Free viewpoint (multiview) video aims at enabling virtual navigation in a dynamic 3D scene from
arbitrary camera locations and orientations. The associated technologies also signify the solution to
the problem of providing genuinely immersive “lasses-free”3D media, offering not only stereopsis,
but also motion parallax. Capturing high-quality multiview content from real-world scenes is an
enormous challenge, requiring a huge number of views from finely spaced angles. Unavoidably, the
number of captured views is much lower than what required thus, the missing views need to be
estimated. However, such view synthesis needs to account for the distances between objects and
cameras, complex 3D structure, illumination changes and non-Lambertian reflectance, none of
which are captured directly by single cameras. Existing solutions based on stereo or sparse
multiview camera setups fail to deliver acceptable 3D video quality.

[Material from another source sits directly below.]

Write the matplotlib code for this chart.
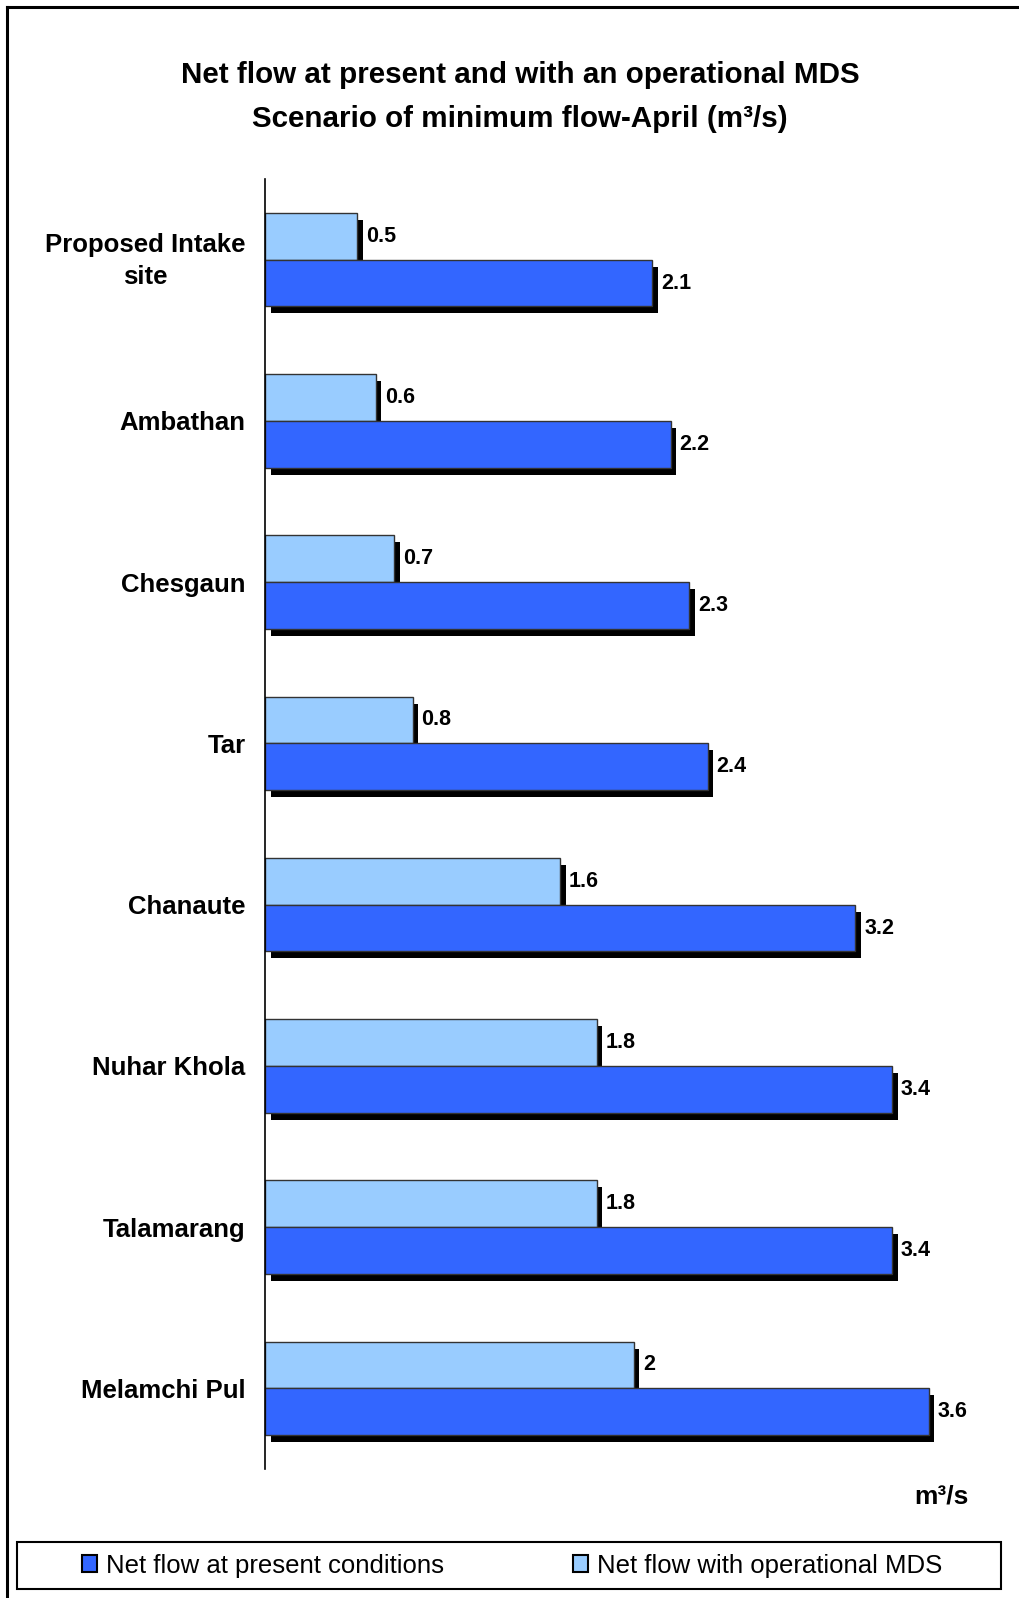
import matplotlib
matplotlib.use("Agg")
import matplotlib.pyplot as plt
from matplotlib.patches import Patch
from matplotlib.lines import Line2D
import matplotlib.patheffects as pe
import matplotlib.transforms as mtransforms

plt.rcParams['font.family'] = ['Liberation Sans', 'DejaVu Sans']

# Data
sites = ["Proposed Intake\nsite", "Ambathan", "Chesgaun", "Tar",
         "Chanaute", "Nuhar Khola", "Talamarang", "Melamchi Pul"]
present = [2.1, 2.2, 2.3, 2.4, 3.2, 3.4, 3.4, 3.6]
with_mds = [0.5, 0.6, 0.7, 0.8, 1.6, 1.8, 1.8, 2.0]
series_names = ["Net flow at present conditions", "Net flow with operational MDS"]

c_present = "#3366FF"
c_mds = "#99CCFF"

W, H = 1019, 1598
fig = plt.figure(figsize=(W / 100, H / 100), dpi=100)

# Axes placed in pixel terms
ax_left, ax_right, ax_top, ax_bottom = 265, 1000, 179, 1469
ax = fig.add_axes([ax_left / W, 1 - ax_bottom / H,
                   (ax_right - ax_left) / W, (ax_bottom - ax_top) / H])

px_per_unit = 184.4
ax.set_xlim(0, (ax_right - ax_left) / px_per_unit)
ax.set_ylim(len(sites) - 0.5, -0.5)

h = 0.29
ypos = list(range(len(sites)))
shadow = [pe.SimplePatchShadow(offset=(4, -5), shadow_rgbFace="black", alpha=1.0),
          pe.Normal()]

bars_mds = ax.barh([y - h / 2 for y in ypos], with_mds, height=h, color=c_mds,
                   edgecolor="#333333", linewidth=1.0)
bars_present = ax.barh([y + h / 2 for y in ypos], present, height=h, color=c_present,
                       edgecolor="#333333", linewidth=1.0)
for b in list(bars_mds) + list(bars_present):
    b.set_path_effects(shadow)

for y, v in zip(ypos, with_mds):
    ax.annotate(f"{v:g}", xy=(v, y - h / 2), xytext=(6.5, 0), textcoords="offset points",
                ha="left", va="center", fontsize=15.5, fontweight="bold")
for y, v in zip(ypos, present):
    ax.annotate(f"{v:g}", xy=(v, y + h / 2), xytext=(6.5, 0), textcoords="offset points",
                ha="left", va="center", fontsize=15.5, fontweight="bold")

ax.set_yticks(ypos)
ax.set_yticklabels(sites, fontsize=18.5, fontweight="bold", multialignment="center",
                   linespacing=1.45)
ax.tick_params(axis="y", length=0, pad=14)
# Lift the two-line label slightly
first = ax.get_yticklabels()[0]
first.set_transform(first.get_transform() +
                    mtransforms.ScaledTranslation(0, 4 / 72, fig.dpi_scale_trans))
ax.set_xticks([])
for s in ["top", "right", "bottom"]:
    ax.spines[s].set_visible(False)
ax.spines["left"].set_linewidth(1.2)
ax.spines["left"].set_color("black")

# Title
fig.text(520 / W, 1 - 75 / H, "Net flow at present and with an operational MDS",
         ha="center", va="center", fontsize=21.3, fontweight="bold")
fig.text(520 / W, 1 - 119 / H, "Scenario of minimum flow-April (m³/s)",
         ha="center", va="center", fontsize=21.3, fontweight="bold")

# Unit label
fig.text(969 / W, 1 - 1496 / H, "m³/s", ha="right", va="center",
         fontsize=19, fontweight="bold")

# Outer frame (left and top edges)
fig.add_artist(Line2D([7 / W, 7 / W], [0, 1 - 7 / H], transform=fig.transFigure,
                      color="black", linewidth=2.2))
fig.add_artist(Line2D([7 / W, 1], [1 - 7 / H, 1 - 7 / H], transform=fig.transFigure,
                      color="black", linewidth=2.2))

# Legend box
lb_l, lb_r, lb_t, lb_b = 17, 1001, 1542, 1589
fig.add_artist(plt.Rectangle((lb_l / W, 1 - lb_b / H), (lb_r - lb_l) / W, (lb_b - lb_t) / H,
                             transform=fig.transFigure, fill=False, edgecolor="black",
                             linewidth=1.5))
handles = [Patch(facecolor=c_present, edgecolor="black", linewidth=1.5),
           Patch(facecolor=c_mds, edgecolor="black", linewidth=1.5)]
fig.legend(handles, series_names, loc="center", ncol=2,
           bbox_to_anchor=(512 / W, 1 - 1565.5 / H), frameon=False, fontsize=18.5,
           handlelength=0.6, handleheight=0.6, handletextpad=0.35, columnspacing=5.0,
           borderpad=0, borderaxespad=0)

fig.savefig("out.png", dpi=100)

To solve this problem, we
propose a fundamental paradigm shift, focusing on multiview multimodal camera systems that
combine depth sensors and colour cameras of various spatial resolutions. Multimodal systems are
more versatile than linear camera arrays, thereby posing significant research challenges. The goal of
the project is to substantially advance over the state-of-the-art on multiview depth estimation and
view synthesis by designing radically new algorithms inspired by the new theoretical framework of
compressed sensing with side information.